Valero Energy Corp. (NYSE:VLO) has taken a page from the "raising equity book" directly from competitor Phillips 66 (NYSE:PSX) with the recent IPO of Valero Energy Partners LP (NYSE:VLP). The structure of Valero Energy Partners is very similar to that of Phillips 66 Partners (NYSE:PSXP), which was launched in July 2013. The availability of two very comparable midstream MLPs backed by the two major independent refining companies in the U.S. promises some very attractive returns for investors in either of these two publicly traded partnerships.
Note: MLP companies such as Valero Energy Partners have units and pay distributions. The words stock, shares and dividends may be used here with the understanding that the rules of MLP units apply including the tax consequences of investing in MLP units.
Cash Hoard and Assets to Buy Galore
The Valero Energy Partners IPO on December 12 resulted in the investing public holding 29.4% of the VLP units and Valero Energy retaining the remaining 70.6%, which includes the 2% general partnership interest. The approximate $350 million raised by the IPO went straight into the partnership bank account. That money plus a new $300 million line of credit gives Valero Energy Partners the capital it needs to start growing the business ASAP.
Valero Energy dropped down crude and refined products transport and storage assets associated with 3 of the company's 16 refineries into the new MLP. These assets are projected to provide enough distributable cash flow to cover the minimum guaranteed dividend through 2014. The partnership also gets a 5-year right of first offer on 6 additional midstream assets associated with Valero refineries.
The initial assets and right to first offer assets are just a limited portion of the holdings that Valero Energy owns which could at some point end up with the limited partnership company. This paragraph out of the IPO prospectus gives an overview of these additional, potential drop downs:
Valero has a substantial and growing portfolio of transportation and logistics assets. In addition to our initial assets and our right of first offer assets, Valero has approximately 65 miles of crude oil pipelines, 1,042 miles of refined petroleum products pipelines, 40 million barrels of crude oil and feedstock tankage, 69 million barrels of refined petroleum products tankage, 50 marine docks, 135 truck rack bays at 35 locations and 1,536 railcars.
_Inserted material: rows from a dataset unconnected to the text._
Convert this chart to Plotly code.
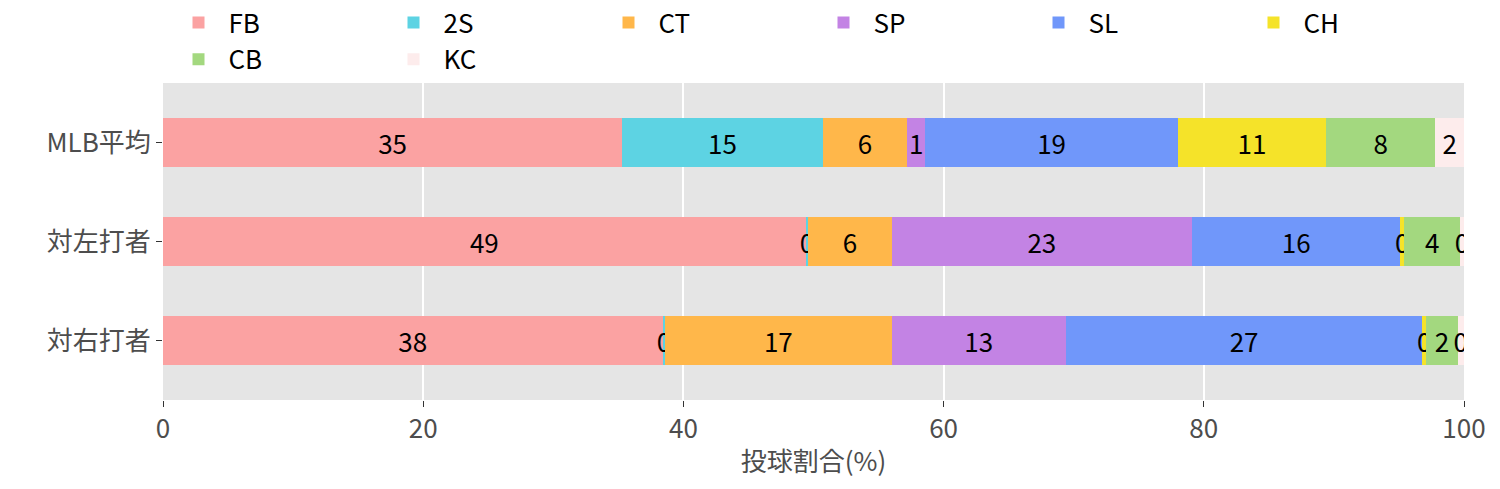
import plotly.graph_objects as go

categories = ["対右打者", "対左打者", "MLB平均"]
pitches = ["FB", "2S", "CT", "SP", "SL", "CH", "CB", "KC"]
colors = ["#FBA2A2", "#5DD3E3", "#FFB74A", "#C383E4", "#7097FA", "#F5E329", "#A3D87F", "#FDECEC"]
# values per pitch, ordered as categories (右, 左, MLB)
FB = [38.4, 49.4, 35.3]
S2 = [0.2, 0.2, 15.4]
CT = [17.4, 6.4, 6.5]
SP = [13.4, 23.1, 1.4]
SL = [27.4, 16.0, 19.4]
CH = [0.3, 0.3, 11.4]
CB = [2.4, 4.3, 8.4]
KC = [0.5, 0.3, 2.2]
series = [FB, S2, CT, SP, SL, CH, CB, KC]

fig = go.Figure()
for name, vals, c in zip(pitches, series, colors):
    fig.add_trace(go.Bar(
        y=categories, x=vals, name=name, orientation="h", marker_color=c,
        marker_line_width=0, width=0.5,
        text=[f"{v:.0f}" for v in vals], textposition="inside",
        insidetextanchor="middle", textangle=0, constraintext="none",
        textfont=dict(color="black", size=26),
    ))

fig.update_layout(
    barmode="stack", width=1500, height=489,
    font=dict(family="Noto Sans CJK JP", size=26, color="#4d4d4d"),
    paper_bgcolor="white", plot_bgcolor="#E5E5E5",
    margin=dict(l=155, r=44, t=75, b=97, autoexpand=False),
    legend=dict(orientation="h", x=0.5, xanchor="center", y=1.0, yanchor="bottom",
                font=dict(size=26, color="black"), traceorder="normal",
                itemwidth=50, entrywidth=150),
    showlegend=True,
)
fig.update_xaxes(range=[0, 100], tickvals=[0, 20, 40, 60, 80, 100], gridcolor="white",
                 gridwidth=2, zeroline=False, ticks="outside", ticklen=6, tickcolor="#333",
                 tickfont=dict(size=26), automargin=False,
                 title=dict(text="投球割合(%)", font=dict(size=26, color="#4d4d4d"), standoff=8))
fig.update_yaxes(gridcolor="white", ticks="outside", ticklen=6, tickcolor="#333",
                 tickfont=dict(size=26), automargin=False, range=[-0.6, 2.6])
fig.write_html("out.html")
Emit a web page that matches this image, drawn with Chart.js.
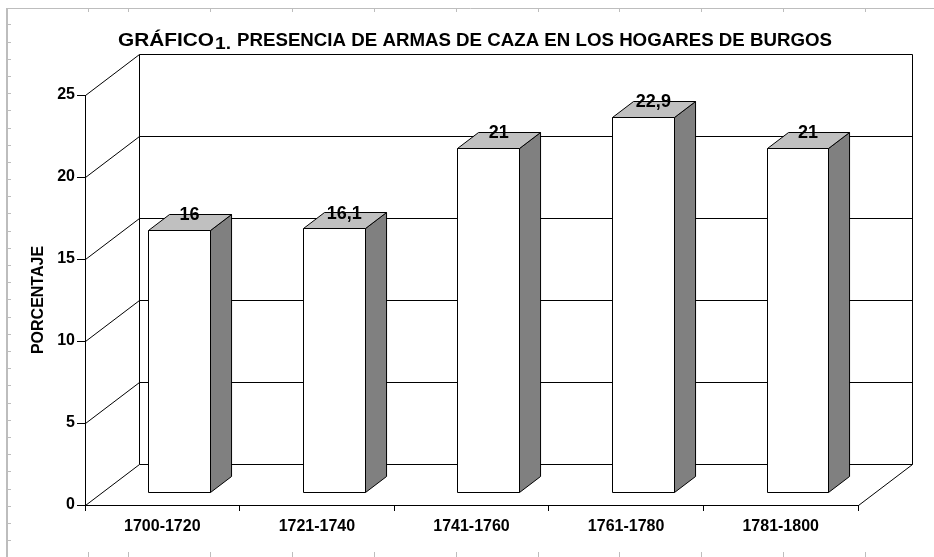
<!DOCTYPE html>
<html>
<head>
<meta charset="utf-8">
<script src="https://cdn.jsdelivr.net/npm/chart.js@4.4.1/dist/chart.umd.min.js"></script>
<style>
  html, body { margin: 0; padding: 0; background: #fff; }
  canvas { display: block; }
</style>
</head>
<body>
<canvas id="c" width="934" height="557"></canvas>
<script>
// ---- data ----
const categories = ['1700-1720', '1721-1740', '1741-1760', '1761-1780', '1781-1800'];
const values = [16, 16.1, 21, 22.9, 21];
const valueLabels = ['16', '16,1', '21', '22,9', '21'];
const yTicks = [0, 5, 10, 15, 20, 25];
const titlePart1 = 'GRÁFICO';
const titlePart2 = '1.';
const titlePart3 = 'PRESENCIA DE ARMAS DE CAZA EN LOS HOGARES DE BURGOS';
const yAxisTitle = 'PORCENTAJE';

// ---- style ----
const FONT = "'Liberation Sans', Arial, sans-serif";
const WALL = { dx: 54, dy: -41 };          // depth vector of the 3D box
const FRONT_F = 0.31, BACK_F = 0.70;       // bar depth position (fraction of wall depth)

const pagePlugin = {
  id: 'page',
  beforeDraw(chart) {
    const ctx = chart.ctx;
    ctx.save();
    ctx.fillStyle = '#fff';
    ctx.fillRect(0, 0, chart.width, chart.height);
    ctx.strokeStyle = '#bdbdbd';
    ctx.lineWidth = 2;
    ctx.beginPath();
    ctx.moveTo(7, 8); ctx.lineTo(7, chart.height);
    ctx.stroke();
    ctx.lineWidth = 1;
    ctx.beginPath();
    ctx.moveTo(7, 8.5); ctx.lineTo(chart.width, 8.5);
    ctx.stroke();
    const xs = [88, 128];
    for (let k = 1; k <= 9; k++) xs.push(128 + 81.9 * k);
    ctx.beginPath();
    xs.forEach(x => {
      const px = Math.round(x) + 0.5;
      ctx.moveTo(px, 8); ctx.lineTo(px, 12);
      ctx.moveTo(px, 552); ctx.lineTo(px, 557);
    });
    for (let y = 24.3; y < chart.height; y += 17.2) {
      const py = Math.round(y) + 0.5;
      ctx.moveTo(8, py); ctx.lineTo(11, py);
    }
    ctx.stroke();
    ctx.restore();
  }
};

const box3dPlugin = {
  id: 'box3d',
  beforeDatasetsDraw(chart) {
    const ctx = chart.ctx;
    const ys = chart.scales.y;
    const a = chart.chartArea;
    const L = a.left + 0.5, R = a.right + 0.5;
    ctx.save();
    ctx.strokeStyle = '#000';
    ctx.lineWidth = 1;
    ctx.beginPath();
    // gridlines on side wall + back wall
    yTicks.forEach(v => {
      const py = Math.round(ys.getPixelForValue(v)) + 0.5;
      ctx.moveTo(L, py);
      ctx.lineTo(L + WALL.dx, py + WALL.dy);
      ctx.lineTo(R + WALL.dx, py + WALL.dy);
    });
    const top = Math.round(ys.getPixelForValue(25)) + 0.5;
    const bot = Math.round(ys.getPixelForValue(0)) + 0.5;
    // back wall verticals
    ctx.moveTo(L + WALL.dx, top + WALL.dy); ctx.lineTo(L + WALL.dx, bot + WALL.dy);
    ctx.moveTo(R + WALL.dx, top + WALL.dy); ctx.lineTo(R + WALL.dx, bot + WALL.dy);
    // floor right edge
    ctx.moveTo(R, bot); ctx.lineTo(R + WALL.dx, bot + WALL.dy);
    ctx.stroke();
    ctx.restore();
  },
  afterDatasetsDraw(chart) {
    const ctx = chart.ctx;
    const meta = chart.getDatasetMeta(0);
    const fx = WALL.dx * FRONT_F, fy = WALL.dy * FRONT_F;
    const dx = WALL.dx * (BACK_F - FRONT_F), dy = WALL.dy * (BACK_F - FRONT_F);
    ctx.save();
    ctx.strokeStyle = '#000';
    ctx.lineWidth = 1;
    ctx.lineJoin = 'miter';
    meta.data.forEach((bar, i) => {
      const l = Math.round(bar.x - bar.width / 2 + fx) + 0.5;
      const r = Math.round(bar.x + bar.width / 2 + fx) + 0.5;
      const t = Math.round(bar.y + fy) + 0.5;
      const b = Math.round(bar.base + fy) + 0.5;
      // side face
      ctx.fillStyle = '#808080';
      ctx.beginPath();
      ctx.moveTo(r, t); ctx.lineTo(r + dx, t + dy); ctx.lineTo(r + dx, b + dy); ctx.lineTo(r, b); ctx.closePath();
      ctx.fill(); ctx.stroke();
      // top face
      ctx.fillStyle = '#c0c0c0';
      ctx.beginPath();
      ctx.moveTo(l, t); ctx.lineTo(l + dx, t + dy); ctx.lineTo(r + dx, t + dy); ctx.lineTo(r, t); ctx.closePath();
      ctx.fill(); ctx.stroke();
      // front face
      ctx.fillStyle = '#ffffff';
      ctx.beginPath();
      ctx.rect(l, t, r - l, b - t);
      ctx.fill(); ctx.stroke();
    });
    // value labels
    ctx.fillStyle = '#000';
    ctx.font = 'bold 18px ' + FONT;
    ctx.textAlign = 'center';
    ctx.textBaseline = 'alphabetic';
    meta.data.forEach((bar, i) => {
      const cx = bar.x + fx + dx / 2;
      const cy = bar.y + fy - 9.5;
      ctx.fillText(valueLabels[i], cx, cy);
    });
    ctx.restore();
  },
  afterDraw(chart) {
    const ctx = chart.ctx;
    ctx.save();
    ctx.fillStyle = '#000';
    ctx.textBaseline = 'alphabetic';
    ctx.textAlign = 'left';
    const drawFit = (txt, x, y, w, font) => {
      ctx.font = font;
      const m = ctx.measureText(txt).width;
      ctx.save();
      ctx.translate(x, y);
      ctx.scale(w / m, 1);
      ctx.fillText(txt, 0, 0);
      ctx.restore();
    };
    drawFit(titlePart1, 118, 45.5, 96, 'bold 18px ' + FONT);
    drawFit(titlePart2, 215, 49, 16, 'bold 17px ' + FONT);
    drawFit(titlePart3, 237, 45.5, 595, 'bold 18px ' + FONT);
    ctx.restore();
  }
};

const tickFont = { family: FONT, size: 16, weight: 'bold' };

new Chart(document.getElementById('c'), {
  type: 'bar',
  data: {
    labels: categories,
    datasets: [{
      data: values,
      backgroundColor: 'rgba(0,0,0,0)',
      borderWidth: 0,
      categoryPercentage: 1.0,
      barPercentage: 0.4
    }]
  },
  options: {
    responsive: false,
    animation: false,
    devicePixelRatio: 1,
    layout: { padding: { top: 95, right: 76, left: 0, bottom: 0 } },
    plugins: {
      legend: { display: false },
      title: { display: false },
      tooltip: { enabled: false }
    },
    scales: {
      x: {
        offset: true,
        grid: { display: true, drawOnChartArea: false, drawTicks: true, tickLength: 6, color: '#000', offset: true },
        border: { display: true, color: '#000', width: 1 },
        ticks: { font: tickFont, color: '#000', padding: 6, maxRotation: 0, autoSkip: false },
        afterFit(s) { s.height = 52; }
      },
      y: {
        min: 0, max: 25,
        afterBuildTicks(s) { s.ticks = yTicks.map(v => ({ value: v })); },
        grid: { display: true, drawOnChartArea: false, drawTicks: true, tickLength: 8, color: '#000' },
        border: { display: true, color: '#000', width: 1 },
        ticks: { font: tickFont, color: '#000', padding: 2 },
        title: { display: true, text: yAxisTitle, font: tickFont, color: '#000', padding: { top: 29, bottom: 0 } },
        afterFit(s) { s.width = 85; }
      }
    }
  },
  plugins: [pagePlugin, box3dPlugin]
});
</script>
</body>
</html>
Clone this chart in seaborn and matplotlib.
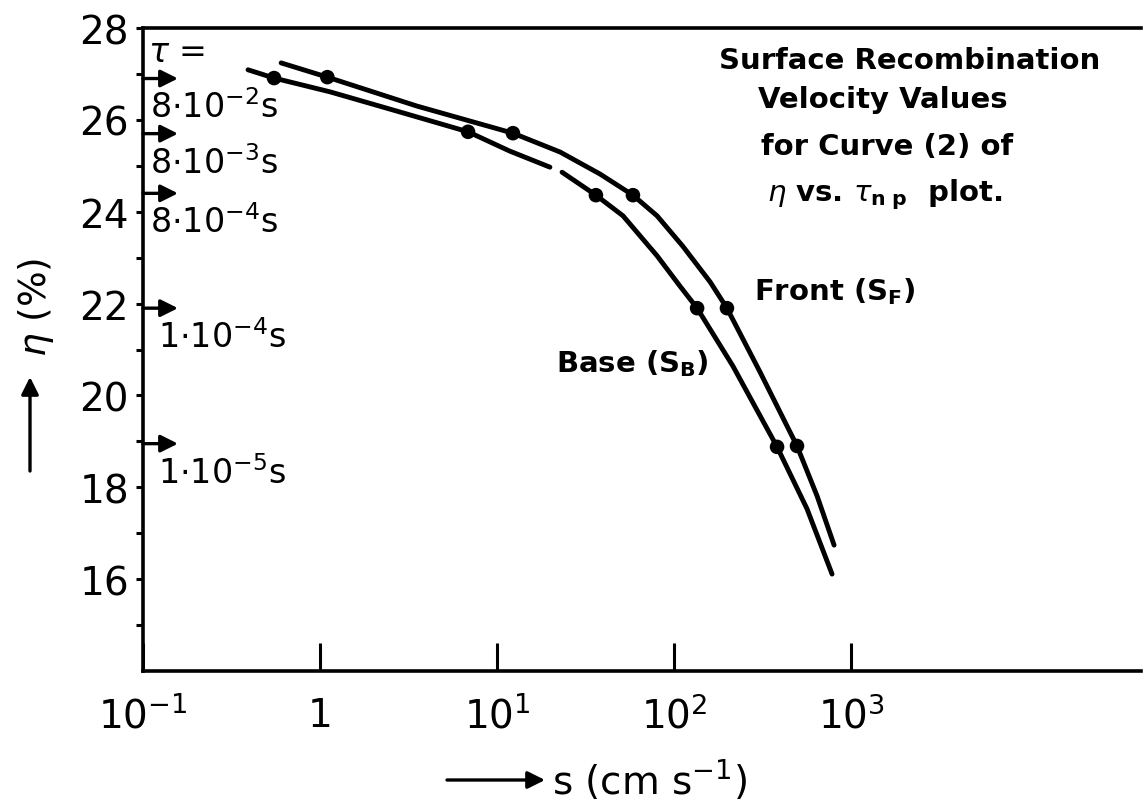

Valero's rail logistics assets also include rail facilities at its McKee, St. Charles and Quebec City refineries and an ethanol truck transloading facility in Fontana, California. Additionally, Valero is in the process of obtaining regulatory approval for the construction of a rail facility at its refinery in Benicia, California that we expect Valero to complete in 2015. Over the past five years, Valero has invested approximately $1.4 billion on transportation and logistics expansion projects. In addition, Valero anticipates spending approximately $1.3 billion through 2015 on transportation and logistics expansion projects, substantially all of which are intended to increase access to cost-advantaged North American crude oil.
The point is that Valero Energy already owns and will be developing assets to provide years worth of acquisition and distribution growth for Valero Energy Partners.
Mirror, Mirror On the Wall
My scan through the Valero Energy Partners prospectus was like deja-vu all over again. The initial distribution amount and incentive distribution rights schedule are a match for the distribution structure set up for Phillips 66 Partners. The initial quarterly distribution for VLP is set at $0.215 for an annual total of $0.85. The partnership starts to paid IDRs at 15% of the added distribution amount when the dividend exceeds $0.9775 per year, the 25% IDR rate kicks in at a$1.0625 annual rate and when the annual rate goes above $1.275 - 50% greater than the initial dividend - the general partner will receive 50% of the additional cash paid as distributions. This IDR structure is the same as I outlined in my IPO article on Phillips 66 Partners.
Share Price Increase Potential
Phillips 66 Partners set a $23 per unit IPO price and the share value shot up close to $30 on the first day of trading. Now half-a-year later, with just one partial quarterly dividend paid, PSXP is trading at $36.64.
Valero Energy Partners set the same $23 IPO price and the shares traded at about $28.50 on Day One. Currently VLP sits just under $30.
PSXP moved strongly above the $30 mark after the initial earnings conference call for Q3 of 2013 in November. On the call, management stated a goal of 20% distribution growth for the first several years. Investors who jumped in at the time of my earnings follow-up article have seen their units increase by close to 15%.
Looking for Dividend Growth Share Price Appreciation
The Valero Energy Partners growth strategy appears to be using Phillips 66 Partners as a template. Twenty percent distribution growth should produce similar gains in the VLP unit price. Of course, Valero Energy Partners may go for a slower growth goal, but that does not seem likely in the light of the assets available for drop down from Valero Energy. The simple investment strategy would be to own units of both VLP and PSXP to ride the growth at least until the top IDR tier is hit and then re-evaluate based on the history to that point.
Disclosure: I have no positions in any stocks mentioned, and no plans to initiate any positions within the next 72 hours. I wrote this article myself, and it expresses my own opinions. I am not receiving compensation for it (other than from Seeking Alpha). I have no business relationship with any company whose stock is mentioned in this article.